Okoye needs some 10 spin-off movies, where 5 of them should just be footage of her beating up the baddies. She is fierce, angry and loyal. We are allowed an occasional glimpse of her struggling to hide her vulnerability. Her role as a soldier places her in this paradoxical standpoint where she has to choose between serving her country and its traditions (here we see Nakia and Okoye pitched opposite each other – as each other’s mirrors), doing the right thing, being T’challa’s friend and being a romantic partner to W’kabi.
When she isn’t gloriously wielding spears in a billowing red dress or showcasing her precision driving skills, she is busy building on a resolve already made of vibranium, bringing wars to a standstill and occasionally making us laugh.
Where the woke-ness of Black Panther is concerned: almost there.
Each and every woman in the film was so beautiful, and not an ounce of the patriarchal beauty standards peddled and hegemonised by the white man. The women of the Dora Milaje were bald, black and completely owned that snarl on their faces. Resting bitch-faces we should all aspire to have.
While we are on the topic of the Dora Milaje and women, it was disappointing that the character of Ayo, a member of the Dora Milaje who was originally queer in the comic books, did not get any screen time as a queer woman. Where the woke-ness of Black Panther is concerned: almost there.
The cultural reimaging and the subversive nature and conceptualising of the film gave us a world that decimated racial and gender-based hurdles.

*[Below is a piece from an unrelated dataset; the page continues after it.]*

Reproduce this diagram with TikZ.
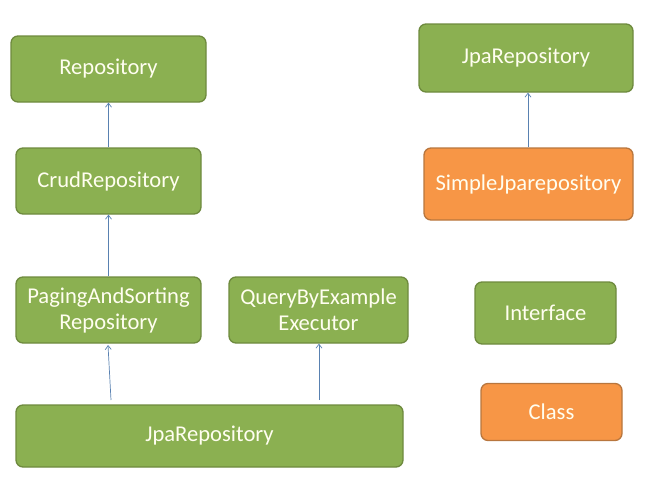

Especially in this context, the lack of queer characters was plain frustrating. What hurts even more, that this was Marvel’s most feminist film yet. Some or the other vulnerable community is always held back, even in the midst of such immense subversion.
The talk of the town, yet to be confirmed, is that there might be a sequel. Fingers crossed for Wakandan women getting their own spotlight movie and a rainbow shade on Wakandan Vibranium.